A gifted writer, Agee returns here to historical fiction, the genre that served her so well in her award-winning The River Wife. The Bones of Paradise is set in late 19th-century Nebraska in the aftermath of the Wounded Knee Massacre, where some 200 Lakota men, women and children were shot and killed by U.S. cavalry. The tension between the white settlers and the remaining tribal members, who often face discrimination, places a strain on the friendship between Dulcinea Bennett, J.B.’s widow, and Rose, Star’s sister. But the two women are united in their quest to find the killer . . . or killers.
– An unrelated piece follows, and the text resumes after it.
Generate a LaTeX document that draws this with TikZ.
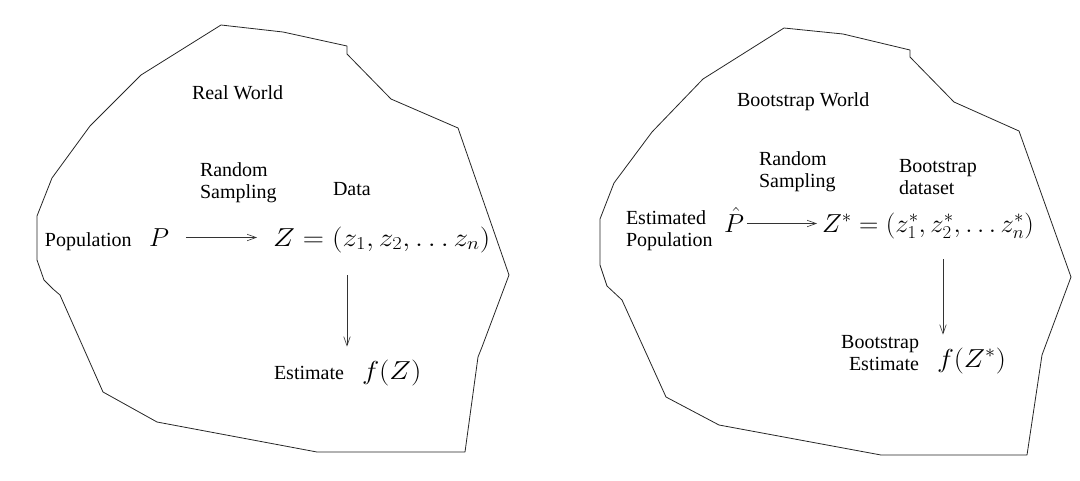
\RequirePackage{fix-cm}
\documentclass[tikz,border=0pt]{standalone}
\usepackage{graphicx}
\usepackage[no-math]{fontspec}
\setmainfont{Liberation Serif}
\newfontfamily\timesfont{Liberation Serif}
\usetikzlibrary{arrows.meta}
\tikzset{
  world/.style={draw=black!85, line width=0.8pt, line join=round},
  txt/.style={inner sep=0pt, outer sep=0pt, font=\timesfont\fontsize{20}{21.5}\selectfont},
  mth/.style={inner sep=0pt, outer sep=0pt, font=\fontsize{26}{30}\selectfont},
  arr/.style={draw=black!80, line width=0.7pt, -{Straight Barb[length=9pt,width=6.5pt,line width=0.6pt]}}
}
\begin{document}
\begin{tikzpicture}[x=1pt,y=-1pt]
\useasboundingbox (0,0) rectangle (1080,480);
% left world
\draw[world] (221,25) -- (283,32) -- (347,46) -- (347,54) -- (391,99) -- (458,128)
  -- (509,275) -- (482,347) -- (478,357) -- (465,452) -- (317,452) -- (157,422)
  -- (103,392) -- (60,295) -- (53,289) -- (44,280) -- (37,260) -- (37,216)
  -- (52,178) -- (90,126) -- (141,75) -- cycle;
% right world
\draw[world] (784,28) -- (843,34) -- (910,50) -- (910,57) -- (954,102) -- (1019,131)
  -- (1071,277) -- (1042,355) -- (1027,455) -- (881,455) -- (719,425)
  -- (666,397) -- (622,300) -- (607,286) -- (600,265) -- (600,219)
  -- (614,183) -- (652,132) -- (703,79) -- cycle;

% left texts
\node[txt, anchor=base west] (rw) at (192,99) {Real World};
\node[txt, anchor=base west] (rs1) at (200,198) {\begin{tabular}[b]{@{}l@{}}Random\\Sampling\end{tabular}};
\node[txt, anchor=base west] (data) at (333,195) {Data};
\node[txt, anchor=base west] (pop) at (45,246) {Population};
\node[mth, anchor=base west] (P) at (149,246) {$P$};
\node[mth, anchor=base west] (Z) at (273,246) {\scalebox{1.13}[1]{$Z=(z_1,z_2,\ldots z_n)$}};
\node[txt, anchor=base west] (est) at (274,379) {Estimate};
\node[mth, anchor=base west] (fZ) at (362,379) {\scalebox{1.12}[1]{$f(Z)$}};
\coordinate (ax1) at (347,0);
\draw[arr, shorten <=17pt, shorten >=16pt] ([yshift=8.5pt]P.base east) -- ([yshift=8.5pt]Z.base west);
\draw[arr, shorten <=23pt, shorten >=13pt] (Z.south -| ax1) -- (fZ.north -| ax1);

% right texts
\node[txt, anchor=base west] (bw) at (737,106) {Bootstrap World};
\node[txt, anchor=base west] (rs2) at (759,187) {\begin{tabular}[b]{@{}l@{}}Random\\Sampling\end{tabular}};
\node[txt, anchor=base west] (bd) at (899,194) {\begin{tabular}[b]{@{}l@{}}Bootstrap\\dataset\end{tabular}};
\node[txt, anchor=base west] (ep) at (626,246) {\begin{tabular}[b]{@{}l@{}}Estimated\\Population\end{tabular}};
\node[mth, anchor=base west] (Ph) at (724,232) {$\hat{P}$};
\node[mth, anchor=base west] (Zs) at (822,232) {\scalebox{1.03}[1]{$Z^*=(z^*_1,z^*_2,\ldots z^*_n)$}};
\node[txt, anchor=base east] (bse) at (919,370) {\begin{tabular}[b]{@{}r@{}}Bootstrap\\Estimate\end{tabular}};
\node[mth, anchor=base west] (fZs) at (937,367) {\scalebox{1.1}[1]{$f(Z^*)$}};
\coordinate (ax2) at (943,0);
\draw[arr, shorten <=3pt, shorten >=5pt] ([yshift=8.5pt]Ph.base east) -- ([yshift=8.5pt]Zs.base west);
\draw[arr, shorten <=21pt, shorten >=13pt] (Zs.south -| ax2) -- (fZs.north -| ax2);
\end{tikzpicture}
\end{document}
Agee’s fast-paced narrative resembles the expansive prose of Larry McMurtry. Her lyrical writing and attention to detail evoke comparisons to Annie Proulx. There are biblical and Shakespearean echoes here as well: Dulcinea’s two sons recall Cain and Abel, and could somehow be involved in the murder; Dulcinea’s father-in-law, Drum, conjures images of a crazed King Lear. The Bones of Paradise is also a romance, with sparks between Dulcinea and a new hired hand—and of course, there’s that murder mystery. Agee deftly weaves all these plot lines together into a captivating tale of life—and death—in the old American West.